# Supplied entries start
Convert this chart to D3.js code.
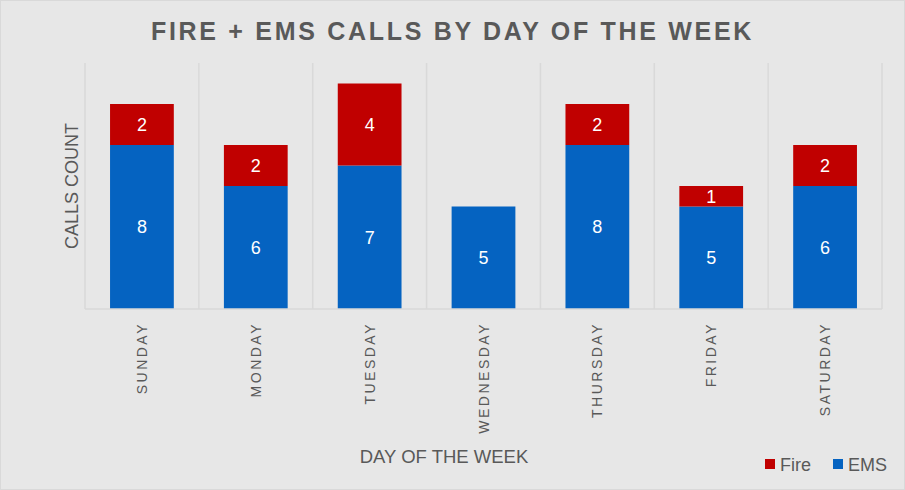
# Supplied entries end
# Supplied entries start
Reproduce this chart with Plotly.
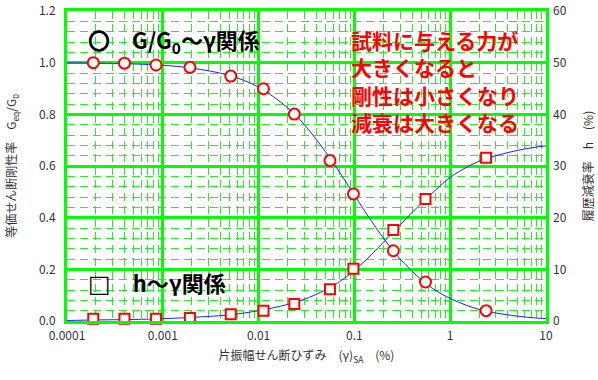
# Supplied entries end
# Supplied entries start
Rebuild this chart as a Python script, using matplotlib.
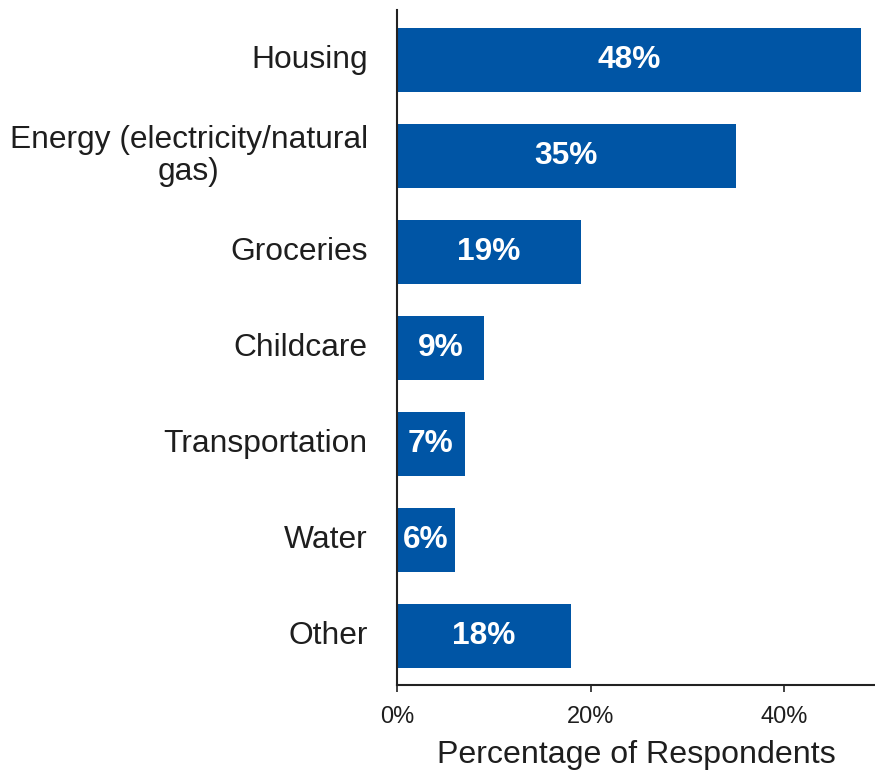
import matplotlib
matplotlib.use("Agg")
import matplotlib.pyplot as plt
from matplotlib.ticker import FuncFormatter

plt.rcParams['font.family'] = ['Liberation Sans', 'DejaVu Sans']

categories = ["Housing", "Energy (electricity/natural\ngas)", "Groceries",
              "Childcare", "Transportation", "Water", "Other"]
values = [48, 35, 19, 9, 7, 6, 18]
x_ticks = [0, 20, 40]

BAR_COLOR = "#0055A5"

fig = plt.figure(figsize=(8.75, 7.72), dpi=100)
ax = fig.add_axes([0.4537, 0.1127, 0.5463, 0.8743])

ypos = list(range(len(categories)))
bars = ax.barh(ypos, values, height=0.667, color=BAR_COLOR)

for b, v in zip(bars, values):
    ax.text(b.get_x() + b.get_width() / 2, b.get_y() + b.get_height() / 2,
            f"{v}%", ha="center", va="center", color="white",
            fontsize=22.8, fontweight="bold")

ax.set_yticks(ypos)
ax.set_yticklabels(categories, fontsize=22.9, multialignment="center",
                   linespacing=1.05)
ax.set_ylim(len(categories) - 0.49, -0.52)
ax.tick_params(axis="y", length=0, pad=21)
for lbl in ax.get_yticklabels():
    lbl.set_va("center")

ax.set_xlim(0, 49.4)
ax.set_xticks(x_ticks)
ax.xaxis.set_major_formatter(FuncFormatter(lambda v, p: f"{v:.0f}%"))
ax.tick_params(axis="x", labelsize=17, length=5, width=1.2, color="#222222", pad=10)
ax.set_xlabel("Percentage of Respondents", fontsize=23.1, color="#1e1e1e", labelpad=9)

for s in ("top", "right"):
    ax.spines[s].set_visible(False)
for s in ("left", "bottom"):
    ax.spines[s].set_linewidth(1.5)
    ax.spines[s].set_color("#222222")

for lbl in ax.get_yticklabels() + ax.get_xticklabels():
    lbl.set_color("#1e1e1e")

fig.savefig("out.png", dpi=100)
# Supplied entries end
[Aim of the task] Leave the pictures out, and transcribe exactly the lines above starting at the one that contains "Rebuild this chart" and ending at the one that contains "bars = ax.barh(ypos, values, height=0.667, color=BAR_COLOR)".

[Response for this exercise]
Rebuild this chart as a Python script, using matplotlib.
import matplotlib
matplotlib.use("Agg")
import matplotlib.pyplot as plt
from matplotlib.ticker import FuncFormatter

plt.rcParams['font.family'] = ['Liberation Sans', 'DejaVu Sans']

categories = ["Housing", "Energy (electricity/natural\ngas)", "Groceries",
              "Childcare", "Transportation", "Water", "Other"]
values = [48, 35, 19, 9, 7, 6, 18]
x_ticks = [0, 20, 40]

BAR_COLOR = "#0055A5"

fig = plt.figure(figsize=(8.75, 7.72), dpi=100)
ax = fig.add_axes([0.4537, 0.1127, 0.5463, 0.8743])

ypos = list(range(len(categories)))
bars = ax.barh(ypos, values, height=0.667, color=BAR_COLOR)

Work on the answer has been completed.